At the bottom of the post you will see an array of five stars – use these to give your assessment of the puzzle. Five stars if you thought it was great, one if you hated it, four, three or two if it was somewhere in between.
For the weekend prize crosswords I will select a few of the better clues and provide hints for them. A full analysis of this puzzle will be available at 12.00 next Friday, 7th August.
1a Entrepreneur I stone (10)
This entrepreneur is derived from another word for uppercase “I” followed by the abbreviation for stone – at first I thought there was something missing from this clue until I realised that the “I” provides 80% of the answer!
9a Maneater producing irritation between partners (5)
Those of you unfamiliar with crosswordese might like to know that North and South are bridge partners, as are East and West
14a One may help police in area, in a last resort (8)
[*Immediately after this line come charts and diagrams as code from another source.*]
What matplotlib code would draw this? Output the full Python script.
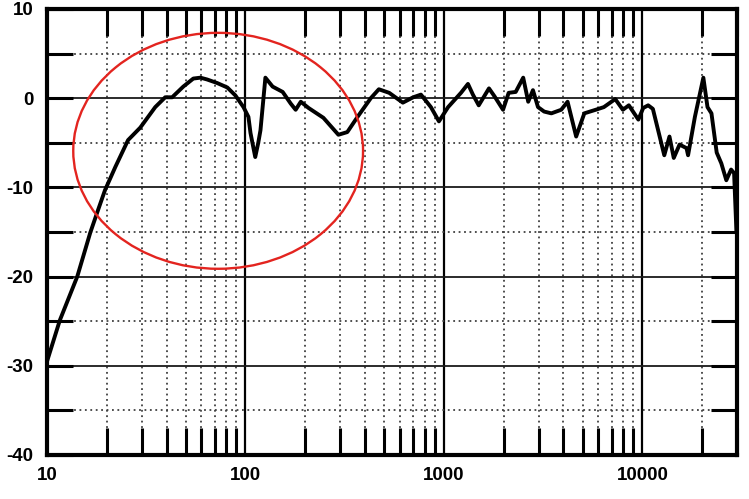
import matplotlib.pyplot as plt
from matplotlib.patches import Ellipse
from matplotlib.ticker import LogLocator, NullFormatter, FixedLocator

plt.rcParams["axes.unicode_minus"] = False

# frequency response (Hz, dB)
freq = [10, 11.6, 14.2, 16.5, 18.1, 19.6, 22.1, 25.6, 29.5, 35.1, 39.4, 42.7,
        48.6, 54.6, 59.3, 64, 72, 81, 89, 97.7, 103.5, 106, 112, 116, 119, 126,
        137, 154, 169, 179, 190, 208, 247, 294, 326, 367, 428, 470, 530, 621,
        700, 766, 860, 944, 1050, 1219, 1322, 1400, 1498, 1687, 1800, 1986,
        2120, 2300, 2510, 2660, 2810, 2980, 3200, 3480, 3900, 4200, 4640, 5100,
        5820, 6400, 7300, 7980, 8550, 9550, 10100, 10700, 11300, 12900, 13700, 14400,
        15400, 16700, 17000, 18400, 20300, 21300, 22300, 23700, 25000, 26500,
        28000, 29000, 29800]
level = [-29.5, -24.9, -20.0, -15.1, -12.5, -10.3, -7.7, -4.7, -3.3, -1.0, 0.1, 0.1,
         1.3, 2.2, 2.3, 2.1, 1.7, 1.2, 0.3, -1.0, -2.1, -3.9, -6.6, -5.0, -3.6, 2.3,
         1.3, 0.7, -0.6, -1.3, -0.4, -1.1, -2.2, -4.1, -3.8, -2.1, 0.0, 1.0, 0.6, -0.5,
         0.1, 0.4, -1.0, -2.6, -1.0, 0.6, 1.6, 0.4, -0.8, 1.1, 0.2, -1.3,
         0.6, 0.7, 2.3, -0.4, 0.9, -1.0, -1.5, -1.7, -1.3, -0.4, -4.3, -1.7,
         -1.3, -1.0, -0.1, -1.3, -0.8, -2.4, -1.1, -0.8, -1.2, -6.4, -4.3, -6.7,
         -5.2, -5.6, -6.4, -2.1, 2.3, -1.0, -1.7, -6.1, -7.3, -9.2,
         -8.0, -8.4, -15.0]

x_labels = ["10", "100", "1000", "10000"]
x_major = [10, 100, 1000, 10000]

fig = plt.figure(figsize=(7.49, 4.99), dpi=100)
ax = fig.add_axes([0.0628, 0.0882, 0.9212, 0.8938])

ax.semilogx(freq, level, color="black", lw=2.8, solid_joinstyle="round", zorder=5)

ax.set_xlim(10, 30000)
ax.set_ylim(-40, 10)

ax.xaxis.set_major_locator(FixedLocator(x_major))
ax.set_xticklabels(x_labels)
ax.xaxis.set_minor_locator(LogLocator(base=10, subs=range(2, 10)))
ax.xaxis.set_minor_formatter(NullFormatter())
ax.set_yticks(range(-40, 11, 10))
ax.set_yticks(range(-35, 10, 10), minor=True)

ax.tick_params(axis="x", which="major", length=0, pad=9)
ax.tick_params(axis="x", which="minor", direction="in", length=19.5, width=2.2,
               top=True, bottom=True, color="black")
ax.tick_params(axis="y", which="both", direction="in", length=19, width=2.2,
               left=True, right=True, pad=10)
for lab in ax.get_xticklabels() + ax.get_yticklabels():
    lab.set_fontsize(13.5)
    lab.set_fontweight("bold")
    lab.set_family("Liberation Sans")

ax.grid(True, axis="x", which="major", color="black", lw=1.6, ls="-")
ax.grid(True, axis="y", which="major", color="0.1", lw=1.3, ls="-")
ax.grid(True, which="minor", color="0.25", lw=1.3, ls=(0, (1, 2)))

for s in ax.spines.values():
    s.set_linewidth(3)

ell = Ellipse((0.248, 0.682), 0.420, 0.529, transform=ax.transAxes,
              fill=False, edgecolor="#e3241f", lw=1.7, zorder=6)
ax.add_patch(ell)

fig.savefig("out.png", dpi=100)
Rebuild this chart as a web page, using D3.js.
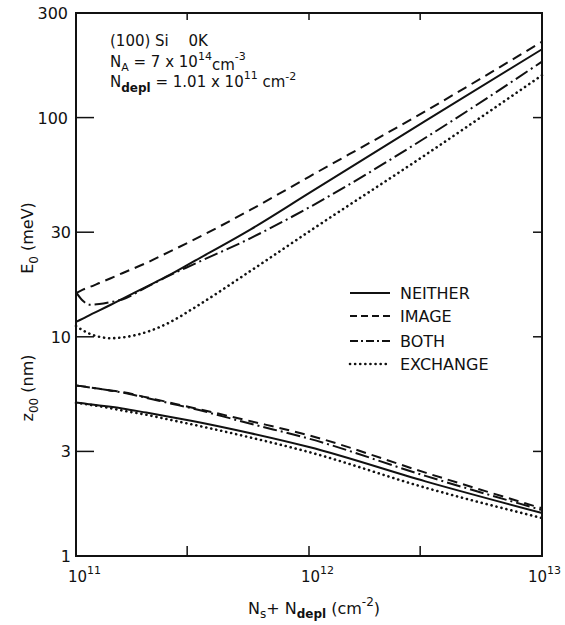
<!DOCTYPE html>
<html>
<head>
<meta charset="utf-8">
<script src="https://cdn.jsdelivr.net/npm/d3@7"></script>
<style>
  body { margin: 0; background: #fff; }
  svg text { font-family: "DejaVu Sans", sans-serif; fill: #111; }
</style>
</head>
<body>
<svg id="chart" width="565" height="625"></svg>
<script>
// N_s + N_depl (cm^-2), shared by all curves
const nsum = [1.0e11, 1.07e11, 1.15e11, 1.26e11, 1.41e11, 1.58e11, 2.0e11, 2.51e11, 3.16e11, 5.62e11, 1.0e12, 3.16e12, 1.0e13]

// ground subband energy E0 (meV)
const e0Neither  = [11.7, 12.1, 12.6, 13.2, 14.0, 14.9, 16.9, 19.1, 21.9, 30.9, 45.2, 96.6, 205]
const e0Image    = [15.8, 16.4, 16.9, 17.6, 18.5, 19.5, 21.7, 24.4, 27.5, 38.0, 53.7, 107, 222]
const e0Both     = [16.0, 14.6, 14.0, 14.1, 14.4, 14.8, 16.8, 19.0, 21.3, 28.2, 38.9, 80.9, 180]
const e0Exchange = [11.2, 10.7, 10.3, 10.0, 9.85, 9.93, 10.5, 11.6, 13.4, 20.0, 30.2, 67.6, 156]

// average extent z00 (nm)
const zNeither  = [5.01, 4.97, 4.92, 4.86, 4.79, 4.71, 4.51, 4.32, 4.13, 3.63, 3.14, 2.19, 1.57]
const zImage    = [6.0, 5.94, 5.87, 5.79, 5.69, 5.60, 5.30, 5.02, 4.75, 4.12, 3.55, 2.40, 1.65]
const zBoth     = [6.0, 5.94, 5.87, 5.79, 5.68, 5.57, 5.27, 4.98, 4.71, 4.01, 3.43, 2.32, 1.62]
const zExchange = [4.99, 4.95, 4.89, 4.82, 4.72, 4.61, 4.41, 4.19, 3.98, 3.47, 2.98, 2.05, 1.49]

const legendNames = ['NEITHER', 'IMAGE', 'BOTH', 'EXCHANGE']
const yTickValues = [300, 100, 30, 10, 3, 1]
const xMinorTicks = [3e11, 1e12, 3e12]
const xTickExp = [11, 12, 13]

const svg = d3.select('#chart')
const pLeft = 76, pRight = 542, pTop = 13, pBottom = 556

const x = d3.scaleLog().domain([1e11, 1e13]).range([pLeft, pRight])
const y = d3.scaleLog().domain([1, 300]).range([pBottom, pTop])

//line styles per series
const styles = {
    NEITHER:  { dash: null, cap: 'butt', width: 2 },
    IMAGE:    { dash: '10,6', cap: 'butt', width: 2 },
    BOTH:     { dash: '14,4,2,4', cap: 'butt', width: 2 },
    EXCHANGE: { dash: '0.1,5', cap: 'round', width: 2.6 }
}

const series = [
    { name: 'NEITHER', vals: e0Neither }, { name: 'IMAGE', vals: e0Image },
    { name: 'BOTH', vals: e0Both }, { name: 'EXCHANGE', vals: e0Exchange },
    { name: 'NEITHER', vals: zNeither }, { name: 'IMAGE', vals: zImage },
    { name: 'BOTH', vals: zBoth }, { name: 'EXCHANGE', vals: zExchange }
]

const line = d3.line()
    .x(d => x(d[0]))
    .y(d => y(d[1]))
    .curve(d3.curveMonotoneX)

svg.append('g').selectAll('path')
    .data(series)
    .join('path')
    .attr('d', d => line(nsum.map((n, i) => [n, d.vals[i]])))
    .attr('fill', 'none')
    .attr('stroke', '#111')
    .attr('stroke-width', d => styles[d.name].width)
    .attr('stroke-dasharray', d => styles[d.name].dash)
    .attr('stroke-linecap', d => styles[d.name].cap)

// frame
svg.append('rect')
    .attr('x', pLeft).attr('y', pTop)
    .attr('width', pRight - pLeft).attr('height', pBottom - pTop)
    .attr('fill', 'none').attr('stroke', '#111').attr('stroke-width', 2)

// y ticks: long on the left, short on the right
const inner = yTickValues.filter(v => v > 1 && v < 300)
svg.append('g').selectAll('line')
    .data(inner)
    .join('line')
    .attr('x1', pLeft).attr('x2', pLeft + 18)
    .attr('y1', d => y(d)).attr('y2', d => y(d))
    .attr('stroke', '#111').attr('stroke-width', 1.5)
svg.append('g').selectAll('line')
    .data(inner)
    .join('line')
    .attr('x1', pRight).attr('x2', pRight - 9)
    .attr('y1', d => y(d)).attr('y2', d => y(d))
    .attr('stroke', '#111').attr('stroke-width', 1.5)

svg.append('g').selectAll('text')
    .data(yTickValues)
    .join('text')
    .attr('x', d => d >= 100 ? 68 : 71)
    .attr('y', d => y(d) + 6)
    .attr('text-anchor', 'end')
    .attr('font-size', 16)
    .text(d => d)

// x ticks top and bottom
svg.append('g').selectAll('line')
    .data(xMinorTicks)
    .join('line')
    .attr('x1', d => x(d)).attr('x2', d => x(d))
    .attr('y1', pBottom).attr('y2', pBottom - 10)
    .attr('stroke', '#111').attr('stroke-width', 1.5)
svg.append('g').selectAll('line')
    .data(xMinorTicks)
    .join('line')
    .attr('x1', d => x(d)).attr('x2', d => x(d))
    .attr('y1', pTop).attr('y2', pTop + 7)
    .attr('stroke', '#111').attr('stroke-width', 1.5)

// decade labels, the last one kept inside the window
const xl = svg.append('g').selectAll('text')
    .data(xTickExp)
    .join('text')
    .attr('x', d => Math.min(x(Math.pow(10, d)) - 8, 528))
    .attr('y', 582)
    .attr('font-size', 15)
xl.append('tspan').text('10')
xl.append('tspan').attr('dy', -8).attr('font-size', 11).text(d => d)

// annotation block
const note = svg.append('g').attr('font-size', 15).style('font-family', '"Liberation Sans", sans-serif')
note.append('text').attr('x', 110).attr('y', 46).text('(100) Si\u2002\u2002 0K')
let t = note.append('text').attr('x', 110).attr('y', 67)
t.append('tspan').text('N')
t.append('tspan').attr('dy', 4).attr('font-size', 11).text('A')
t.append('tspan').attr('dy', -4).text(' = 7 x  10')
t.append('tspan').attr('dy', -7).attr('font-size', 11).text('14')
t.append('tspan').attr('dy', 10).text('cm')
t.append('tspan').attr('dy', -10).attr('font-size', 11).text('-3')
t = note.append('text').attr('x', 110).attr('y', 87)
t.append('tspan').text('N')
t.append('tspan').attr('dy', 5).attr('font-size', 12).attr('font-weight', 'bold').text('depl')
t.append('tspan').attr('dy', -5).text(' = 1.01 x  10')
t.append('tspan').attr('dy', -8).attr('font-size', 11).text('11')
t.append('tspan').attr('dy', 8).text(' cm')
t.append('tspan').attr('dy', -7).attr('font-size', 11).text('-2')

// legend
const leg = svg.append('g').selectAll('g')
    .data(legendNames)
    .join('g')
    .attr('transform', (d, i) => `translate(350,${[293, 316, 341, 364][i]})`)
leg.append('line')
    .attr('x1', 0).attr('x2', 40)
    .attr('stroke', '#111')
    .attr('stroke-width', d => styles[d].width)
    .attr('stroke-dasharray', d => d === 'IMAGE' ? '7,4' : d === 'BOTH' ? '8,3,2,3' : styles[d].dash)
    .attr('stroke-linecap', d => styles[d].cap)
leg.append('text')
    .attr('x', 50).attr('y', 6)
    .attr('font-size', 16)
    .text(d => d)

// axis titles
t = svg.append('text')
    .attr('transform', 'translate(33,238) rotate(-90)')
    .attr('text-anchor', 'middle').attr('font-size', 16)
t.append('tspan').text('E')
t.append('tspan').attr('dy', 5).attr('font-size', 12).text('0')
t.append('tspan').attr('dy', -5).text(' (meV)')

t = svg.append('text')
    .attr('transform', 'translate(33,388) rotate(-90)')
    .attr('text-anchor', 'middle').attr('font-size', 16)
t.append('tspan').text('z')
t.append('tspan').attr('dy', 5).attr('font-size', 12).text('00')
t.append('tspan').attr('dy', -5).text(' (nm)')

t = svg.append('text').attr('x', 248).attr('y', 614).attr('font-size', 16)
t.append('tspan').text('N')
t.append('tspan').attr('dy', 4).attr('font-size', 12).text('s')
t.append('tspan').attr('dy', -4).text('+ N')
t.append('tspan').attr('dy', 4).attr('font-size', 12).attr('font-weight', 'bold').text('depl')
t.append('tspan').attr('dy', -4).text(' (cm')
t.append('tspan').attr('dy', -8).attr('font-size', 12).text('-2')
t.append('tspan').attr('dy', 8).text(')')
</script>
</body>
</html>
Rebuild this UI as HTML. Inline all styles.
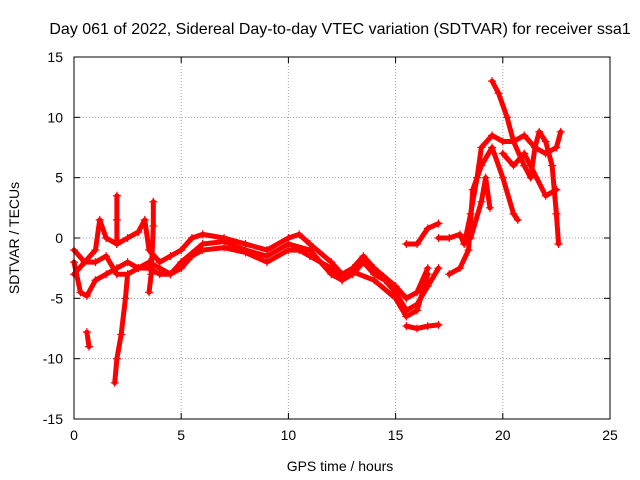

To get this animal which helps the police you need to resort A(rea) IN A LAST
15a Who, for example, is to cook? (6)
25a Inspection that’s repeated, we hear, for European bank draft (5)
This synonym for an inspection has two homophones (words that sound the same but are spelt differently)
27a Lively dance disheartened Moses, in part (10)
This lively dance of the twenties is revealed after you have removed the centre (disheartened) from the name of the actor who played the part of Moses in the Ten Commandments
1d Weapon used in Casebook of Sherlock Holmes, originally (4)
Here originally tells us that this weapon comes from the initial letters of Casebook Of Sherlock Holmes
3d Manipulative type who could make tune go wrong? It’s hard to say (6-7)
Peter Piper picked a peck of pickled peppers,
A peck of pickled peppers Peter Piper picked;
If Peter Piper picked a peck of pickled peppers,
Where’s the peck of pickled peppers Peter Piper picked?
That’s pretty hard to say!
4d Navigational guide read, lost at sea (8)
This navigational aid formerly used by sailors, also known as Polaris, the Pole Star or the North Star, is an anagram of READ LOST with “at sea” as a very appropriate anagram indicator
11d Man promises to pay corrupt cleric, in situation going from bad to worse (7,6)
It may not look like it, but this is a charade of a man’s name and those bits of paper on which people write promises to pay followed by an anagram (corrupt) of cleric
18d Composer going into past without fear (7)
Insert the composer of Bolero inside by (past) and you get an adverb meaning without fear
It was difficult to choose for which clues to provide hints as this is such a well-crafted puzzle. If you need further help then leave a comment and I’ll see what I can do.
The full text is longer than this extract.